1.パソコンをしながら視るなど、音をきっかけとして画面に視線を向ける「確認視聴」という形態の発見。①「チラ見視聴」、②「首振り視」、③「ひねり視聴」に3分類した。
2.「目はパソコン、耳はテレビの音」という視聴形態においては、画面に視聴者を向かわせるには音(種類や質)が重要であること。
3.とくに若者層においては、テレビ画面注視のきっかけは、笑い声、歓声、騒がしい音などの音である。一方で、目をそらすきっかけは、携帯メールや電話の着信、パソコンや携帯電話の閲覧などであった。
4.視線計測による停留分析では、テレビ画面への停留割合が60~80%程度の高停留層と、10~20%程度の低停留層の2タイプに大別された。

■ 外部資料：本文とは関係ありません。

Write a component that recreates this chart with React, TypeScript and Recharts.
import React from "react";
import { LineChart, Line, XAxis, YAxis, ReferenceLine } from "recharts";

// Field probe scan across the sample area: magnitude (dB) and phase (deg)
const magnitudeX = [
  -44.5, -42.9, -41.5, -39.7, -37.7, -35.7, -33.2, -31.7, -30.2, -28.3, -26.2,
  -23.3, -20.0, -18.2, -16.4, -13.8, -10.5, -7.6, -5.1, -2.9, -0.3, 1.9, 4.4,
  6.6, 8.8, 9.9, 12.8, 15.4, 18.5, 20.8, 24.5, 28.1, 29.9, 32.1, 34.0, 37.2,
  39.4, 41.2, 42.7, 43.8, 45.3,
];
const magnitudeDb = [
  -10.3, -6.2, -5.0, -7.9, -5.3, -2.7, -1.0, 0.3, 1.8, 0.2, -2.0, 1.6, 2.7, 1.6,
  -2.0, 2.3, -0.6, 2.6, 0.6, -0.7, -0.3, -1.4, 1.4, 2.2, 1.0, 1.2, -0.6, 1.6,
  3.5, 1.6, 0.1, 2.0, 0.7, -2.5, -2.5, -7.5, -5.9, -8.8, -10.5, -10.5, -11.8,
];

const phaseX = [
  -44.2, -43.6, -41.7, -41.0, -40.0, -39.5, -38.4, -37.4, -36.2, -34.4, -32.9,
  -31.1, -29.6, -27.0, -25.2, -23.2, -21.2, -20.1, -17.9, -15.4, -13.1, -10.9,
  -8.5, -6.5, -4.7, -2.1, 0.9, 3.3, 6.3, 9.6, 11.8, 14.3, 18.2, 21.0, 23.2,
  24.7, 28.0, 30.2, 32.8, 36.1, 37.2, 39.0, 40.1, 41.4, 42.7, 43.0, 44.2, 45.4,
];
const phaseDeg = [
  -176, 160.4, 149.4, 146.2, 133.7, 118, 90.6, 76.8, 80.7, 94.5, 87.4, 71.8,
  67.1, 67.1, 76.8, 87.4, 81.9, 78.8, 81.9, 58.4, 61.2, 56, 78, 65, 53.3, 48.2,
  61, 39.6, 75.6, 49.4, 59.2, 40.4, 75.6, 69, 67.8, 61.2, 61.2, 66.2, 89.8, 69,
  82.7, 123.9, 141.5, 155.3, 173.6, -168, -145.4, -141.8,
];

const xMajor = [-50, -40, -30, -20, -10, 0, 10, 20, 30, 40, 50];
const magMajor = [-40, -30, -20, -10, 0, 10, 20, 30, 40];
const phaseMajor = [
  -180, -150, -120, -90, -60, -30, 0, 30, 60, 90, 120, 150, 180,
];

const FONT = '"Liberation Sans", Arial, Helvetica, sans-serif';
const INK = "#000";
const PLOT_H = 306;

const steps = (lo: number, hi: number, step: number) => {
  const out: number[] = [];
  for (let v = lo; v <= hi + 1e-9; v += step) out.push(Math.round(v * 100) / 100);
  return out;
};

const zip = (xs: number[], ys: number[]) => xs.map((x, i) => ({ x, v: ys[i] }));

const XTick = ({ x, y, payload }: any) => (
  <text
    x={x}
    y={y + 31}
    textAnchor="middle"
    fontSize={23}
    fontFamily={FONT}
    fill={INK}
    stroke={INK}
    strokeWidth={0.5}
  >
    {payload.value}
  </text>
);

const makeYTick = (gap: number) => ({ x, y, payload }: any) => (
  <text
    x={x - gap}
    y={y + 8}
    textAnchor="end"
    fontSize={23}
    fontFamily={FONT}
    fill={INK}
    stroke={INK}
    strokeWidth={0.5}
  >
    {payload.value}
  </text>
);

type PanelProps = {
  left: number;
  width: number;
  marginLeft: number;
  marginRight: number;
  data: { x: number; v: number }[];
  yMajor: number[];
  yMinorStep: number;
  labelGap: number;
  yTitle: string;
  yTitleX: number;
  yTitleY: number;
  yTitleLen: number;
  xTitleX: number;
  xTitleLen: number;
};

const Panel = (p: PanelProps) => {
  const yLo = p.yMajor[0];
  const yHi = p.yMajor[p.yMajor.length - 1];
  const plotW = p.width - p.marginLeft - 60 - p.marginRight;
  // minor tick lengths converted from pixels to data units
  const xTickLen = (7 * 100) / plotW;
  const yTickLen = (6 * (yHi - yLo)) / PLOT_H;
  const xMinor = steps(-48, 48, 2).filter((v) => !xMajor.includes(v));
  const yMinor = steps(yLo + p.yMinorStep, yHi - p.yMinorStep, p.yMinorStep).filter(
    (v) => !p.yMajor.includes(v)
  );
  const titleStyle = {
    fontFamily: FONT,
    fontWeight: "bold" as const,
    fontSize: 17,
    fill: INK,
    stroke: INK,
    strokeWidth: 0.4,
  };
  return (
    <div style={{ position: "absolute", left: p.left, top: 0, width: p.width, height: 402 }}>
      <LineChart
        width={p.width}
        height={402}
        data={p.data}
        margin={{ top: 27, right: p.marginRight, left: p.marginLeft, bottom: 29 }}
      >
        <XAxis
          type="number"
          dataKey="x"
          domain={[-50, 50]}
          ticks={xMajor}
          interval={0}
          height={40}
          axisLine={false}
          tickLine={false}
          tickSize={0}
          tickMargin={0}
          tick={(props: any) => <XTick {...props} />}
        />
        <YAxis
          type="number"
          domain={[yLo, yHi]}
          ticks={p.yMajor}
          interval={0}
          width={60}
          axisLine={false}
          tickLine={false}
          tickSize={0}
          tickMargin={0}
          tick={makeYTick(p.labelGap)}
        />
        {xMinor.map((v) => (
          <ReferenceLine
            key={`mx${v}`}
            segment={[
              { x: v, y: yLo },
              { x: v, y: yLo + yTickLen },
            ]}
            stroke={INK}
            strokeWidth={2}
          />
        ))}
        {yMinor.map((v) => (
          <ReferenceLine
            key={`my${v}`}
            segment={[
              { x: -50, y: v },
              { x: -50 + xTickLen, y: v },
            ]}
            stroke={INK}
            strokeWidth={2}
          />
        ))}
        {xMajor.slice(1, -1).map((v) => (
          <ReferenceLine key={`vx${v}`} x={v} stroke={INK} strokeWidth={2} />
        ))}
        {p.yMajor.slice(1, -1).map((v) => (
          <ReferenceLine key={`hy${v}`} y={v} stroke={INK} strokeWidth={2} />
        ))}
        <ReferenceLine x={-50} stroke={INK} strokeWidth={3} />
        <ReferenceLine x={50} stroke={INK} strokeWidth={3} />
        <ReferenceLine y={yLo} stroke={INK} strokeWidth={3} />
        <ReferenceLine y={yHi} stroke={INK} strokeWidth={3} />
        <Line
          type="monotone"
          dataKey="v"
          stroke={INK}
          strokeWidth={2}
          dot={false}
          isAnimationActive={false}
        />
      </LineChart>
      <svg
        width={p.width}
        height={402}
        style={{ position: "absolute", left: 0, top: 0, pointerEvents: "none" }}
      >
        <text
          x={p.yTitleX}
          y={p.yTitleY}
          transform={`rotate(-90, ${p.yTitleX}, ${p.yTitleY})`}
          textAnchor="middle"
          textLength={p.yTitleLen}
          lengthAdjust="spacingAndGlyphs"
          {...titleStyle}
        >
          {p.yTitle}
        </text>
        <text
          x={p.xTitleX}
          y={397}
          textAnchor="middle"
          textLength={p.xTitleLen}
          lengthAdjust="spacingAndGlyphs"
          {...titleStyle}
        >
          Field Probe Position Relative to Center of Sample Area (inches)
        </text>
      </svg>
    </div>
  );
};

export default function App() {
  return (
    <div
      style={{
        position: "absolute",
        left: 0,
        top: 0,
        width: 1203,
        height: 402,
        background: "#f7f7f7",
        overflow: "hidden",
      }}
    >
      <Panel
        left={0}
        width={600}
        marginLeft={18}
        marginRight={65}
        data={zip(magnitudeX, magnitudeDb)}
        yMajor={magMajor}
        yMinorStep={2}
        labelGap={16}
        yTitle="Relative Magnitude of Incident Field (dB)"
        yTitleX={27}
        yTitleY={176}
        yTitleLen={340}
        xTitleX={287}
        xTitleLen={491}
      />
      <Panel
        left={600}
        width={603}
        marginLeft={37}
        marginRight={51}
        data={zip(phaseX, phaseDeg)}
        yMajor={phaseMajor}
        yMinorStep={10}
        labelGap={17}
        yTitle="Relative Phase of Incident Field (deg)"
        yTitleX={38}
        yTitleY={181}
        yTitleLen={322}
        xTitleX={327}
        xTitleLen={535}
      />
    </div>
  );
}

5.視線計測実験によって、低停留層は「チラ見」の集積でテレビ視聴を行っている。しかし、テレビ視聴への熟練によって番組の中身はほぼ理解していることもわかった。
 
 ただし、調査後に課題も多く残されていた。調査サンプルが少ないこと、調査サンプルが学生に偏っていること、実験の場が実際にテレビを視る環境と異なっていたことなどである。また、視線計測実験は、バラエティ番組のみにとどまっており、集中視聴が多いとされるドラマでの検証も課題であった。調査・分析の結果を踏まえ、調査実験の精度をあげて、対象やジャンルを広げる必要がある。
 そのために、今後の映像コンテンツ(番組、テレビCM)のあり方にも言及したい。コピー制作の現場に身を置いているクリエイターたちと共同研究を推進する意味がここにある。とくに、音入れの実験では、プロジェクトに参加してくれたクリエイターのコピーを利用してテストをすることになる。